## Task objective
Go through the data below. List every line that holds the word "this".

──────── Source material ────────

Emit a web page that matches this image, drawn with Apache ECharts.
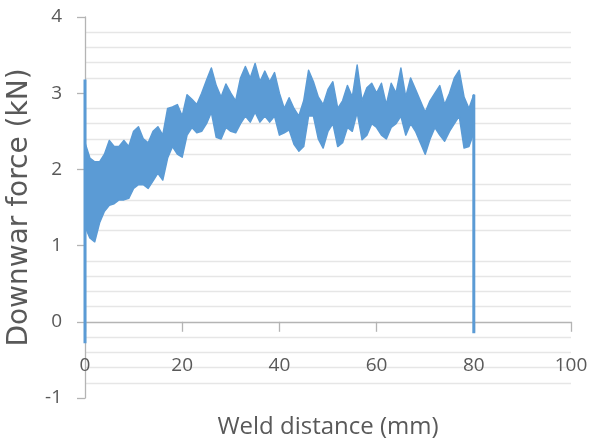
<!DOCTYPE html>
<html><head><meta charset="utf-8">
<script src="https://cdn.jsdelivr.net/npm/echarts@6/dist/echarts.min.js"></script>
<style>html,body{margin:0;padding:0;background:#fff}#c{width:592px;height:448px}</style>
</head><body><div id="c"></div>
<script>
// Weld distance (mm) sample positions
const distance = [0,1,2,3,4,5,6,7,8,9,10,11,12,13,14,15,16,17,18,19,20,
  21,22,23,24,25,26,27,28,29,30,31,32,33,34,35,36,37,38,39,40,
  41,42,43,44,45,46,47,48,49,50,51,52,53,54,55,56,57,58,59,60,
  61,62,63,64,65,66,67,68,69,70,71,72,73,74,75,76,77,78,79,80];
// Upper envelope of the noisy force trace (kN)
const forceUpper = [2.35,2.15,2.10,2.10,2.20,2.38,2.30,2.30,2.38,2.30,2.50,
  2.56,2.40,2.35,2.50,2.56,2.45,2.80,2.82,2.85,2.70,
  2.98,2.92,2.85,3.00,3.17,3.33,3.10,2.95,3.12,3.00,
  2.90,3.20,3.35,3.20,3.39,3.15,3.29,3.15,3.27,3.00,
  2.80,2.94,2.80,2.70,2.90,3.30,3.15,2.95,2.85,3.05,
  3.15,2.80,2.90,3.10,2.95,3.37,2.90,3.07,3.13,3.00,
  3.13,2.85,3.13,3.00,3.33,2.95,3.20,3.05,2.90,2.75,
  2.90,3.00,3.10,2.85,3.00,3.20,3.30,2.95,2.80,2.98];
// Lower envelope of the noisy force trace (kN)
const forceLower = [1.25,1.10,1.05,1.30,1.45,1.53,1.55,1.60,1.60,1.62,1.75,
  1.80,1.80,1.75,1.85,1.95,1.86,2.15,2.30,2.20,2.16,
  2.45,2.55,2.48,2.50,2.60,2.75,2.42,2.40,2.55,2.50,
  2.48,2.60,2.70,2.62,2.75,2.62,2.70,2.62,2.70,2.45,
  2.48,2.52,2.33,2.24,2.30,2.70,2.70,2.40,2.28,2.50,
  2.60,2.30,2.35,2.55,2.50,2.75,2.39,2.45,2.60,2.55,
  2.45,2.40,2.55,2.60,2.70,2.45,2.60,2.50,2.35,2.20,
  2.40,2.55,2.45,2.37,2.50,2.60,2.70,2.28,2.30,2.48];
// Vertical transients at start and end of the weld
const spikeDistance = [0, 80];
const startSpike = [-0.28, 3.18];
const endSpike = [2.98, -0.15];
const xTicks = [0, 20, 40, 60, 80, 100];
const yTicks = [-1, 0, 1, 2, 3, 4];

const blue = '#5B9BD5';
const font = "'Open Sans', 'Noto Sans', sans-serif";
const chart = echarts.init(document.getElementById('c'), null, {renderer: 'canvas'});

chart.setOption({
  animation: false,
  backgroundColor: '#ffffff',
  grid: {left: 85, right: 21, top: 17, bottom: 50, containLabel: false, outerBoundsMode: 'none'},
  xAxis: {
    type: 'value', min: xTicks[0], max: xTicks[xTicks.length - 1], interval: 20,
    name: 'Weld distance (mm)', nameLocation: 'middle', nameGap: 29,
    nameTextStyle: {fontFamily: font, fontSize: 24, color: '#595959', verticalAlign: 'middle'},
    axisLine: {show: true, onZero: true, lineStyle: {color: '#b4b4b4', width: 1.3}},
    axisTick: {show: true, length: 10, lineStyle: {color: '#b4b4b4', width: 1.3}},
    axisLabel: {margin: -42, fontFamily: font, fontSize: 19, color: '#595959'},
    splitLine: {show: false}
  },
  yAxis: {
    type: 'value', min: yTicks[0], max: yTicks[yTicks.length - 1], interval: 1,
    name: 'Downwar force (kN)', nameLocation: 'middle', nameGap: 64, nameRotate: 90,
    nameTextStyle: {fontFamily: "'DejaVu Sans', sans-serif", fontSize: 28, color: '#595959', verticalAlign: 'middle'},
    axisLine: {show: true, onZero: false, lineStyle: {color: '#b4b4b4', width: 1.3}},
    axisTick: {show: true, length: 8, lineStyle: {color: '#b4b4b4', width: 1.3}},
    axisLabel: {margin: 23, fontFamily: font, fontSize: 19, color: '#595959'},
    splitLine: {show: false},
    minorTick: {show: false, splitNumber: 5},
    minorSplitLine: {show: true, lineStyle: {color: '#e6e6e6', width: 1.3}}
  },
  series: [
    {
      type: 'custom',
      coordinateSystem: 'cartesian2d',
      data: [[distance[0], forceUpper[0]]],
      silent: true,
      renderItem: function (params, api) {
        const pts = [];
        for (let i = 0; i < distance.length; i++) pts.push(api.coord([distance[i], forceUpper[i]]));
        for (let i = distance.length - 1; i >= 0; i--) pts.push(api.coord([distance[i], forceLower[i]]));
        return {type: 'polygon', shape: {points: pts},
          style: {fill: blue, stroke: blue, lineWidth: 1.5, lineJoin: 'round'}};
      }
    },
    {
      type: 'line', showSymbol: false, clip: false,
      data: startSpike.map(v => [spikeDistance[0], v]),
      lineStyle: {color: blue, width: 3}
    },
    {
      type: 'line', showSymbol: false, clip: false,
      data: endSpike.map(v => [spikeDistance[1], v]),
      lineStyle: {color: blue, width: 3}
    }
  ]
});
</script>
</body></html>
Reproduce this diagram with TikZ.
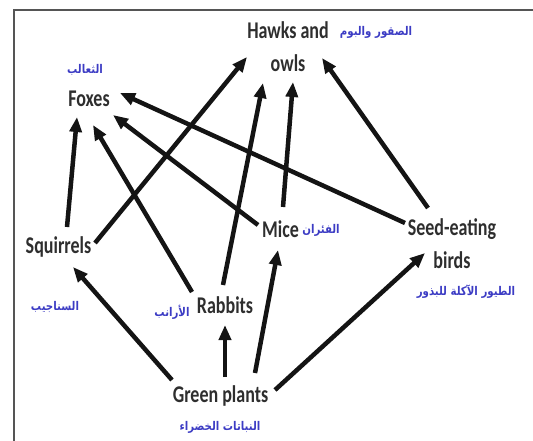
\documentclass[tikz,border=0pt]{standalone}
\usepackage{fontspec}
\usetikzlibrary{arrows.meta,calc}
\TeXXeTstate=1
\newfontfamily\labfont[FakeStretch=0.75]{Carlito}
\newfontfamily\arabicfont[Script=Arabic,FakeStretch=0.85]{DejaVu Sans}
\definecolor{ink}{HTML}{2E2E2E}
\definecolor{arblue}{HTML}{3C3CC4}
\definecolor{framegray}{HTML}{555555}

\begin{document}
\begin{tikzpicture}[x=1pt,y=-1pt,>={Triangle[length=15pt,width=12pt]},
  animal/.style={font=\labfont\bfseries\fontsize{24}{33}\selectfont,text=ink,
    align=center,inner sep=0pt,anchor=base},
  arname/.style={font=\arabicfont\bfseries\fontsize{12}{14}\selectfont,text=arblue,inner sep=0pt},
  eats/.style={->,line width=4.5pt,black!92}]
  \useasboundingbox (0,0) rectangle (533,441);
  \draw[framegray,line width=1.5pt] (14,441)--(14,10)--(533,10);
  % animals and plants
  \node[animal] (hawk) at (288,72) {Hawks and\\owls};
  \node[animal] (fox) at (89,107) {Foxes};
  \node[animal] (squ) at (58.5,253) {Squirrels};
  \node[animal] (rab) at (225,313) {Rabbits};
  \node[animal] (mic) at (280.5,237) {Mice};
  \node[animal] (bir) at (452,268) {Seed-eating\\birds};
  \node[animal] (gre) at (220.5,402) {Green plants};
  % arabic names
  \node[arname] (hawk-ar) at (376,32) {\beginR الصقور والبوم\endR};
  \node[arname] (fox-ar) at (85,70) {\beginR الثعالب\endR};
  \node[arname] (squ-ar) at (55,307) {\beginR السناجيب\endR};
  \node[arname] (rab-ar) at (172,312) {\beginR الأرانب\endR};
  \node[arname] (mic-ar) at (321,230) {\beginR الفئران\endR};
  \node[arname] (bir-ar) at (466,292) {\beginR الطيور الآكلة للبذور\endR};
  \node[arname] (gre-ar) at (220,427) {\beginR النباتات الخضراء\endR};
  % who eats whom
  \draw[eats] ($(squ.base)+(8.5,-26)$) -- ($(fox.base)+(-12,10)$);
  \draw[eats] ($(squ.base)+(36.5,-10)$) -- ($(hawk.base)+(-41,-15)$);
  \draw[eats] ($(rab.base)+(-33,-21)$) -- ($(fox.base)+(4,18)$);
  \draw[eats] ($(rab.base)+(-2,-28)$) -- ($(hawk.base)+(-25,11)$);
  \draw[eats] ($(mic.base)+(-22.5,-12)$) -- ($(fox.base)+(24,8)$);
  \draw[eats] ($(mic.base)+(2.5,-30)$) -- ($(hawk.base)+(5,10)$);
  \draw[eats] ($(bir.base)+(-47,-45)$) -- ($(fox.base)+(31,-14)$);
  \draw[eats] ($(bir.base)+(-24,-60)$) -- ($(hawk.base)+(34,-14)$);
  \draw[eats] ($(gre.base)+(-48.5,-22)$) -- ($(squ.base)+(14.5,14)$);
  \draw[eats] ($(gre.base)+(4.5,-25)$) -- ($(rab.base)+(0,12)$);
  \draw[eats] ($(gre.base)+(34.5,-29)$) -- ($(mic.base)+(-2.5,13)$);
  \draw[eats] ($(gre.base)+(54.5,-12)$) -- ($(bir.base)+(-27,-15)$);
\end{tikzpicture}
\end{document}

────────

## Solved problem
Emit a web page that matches this image, drawn with Apache ECharts.
Reproduce this diagram with TikZ.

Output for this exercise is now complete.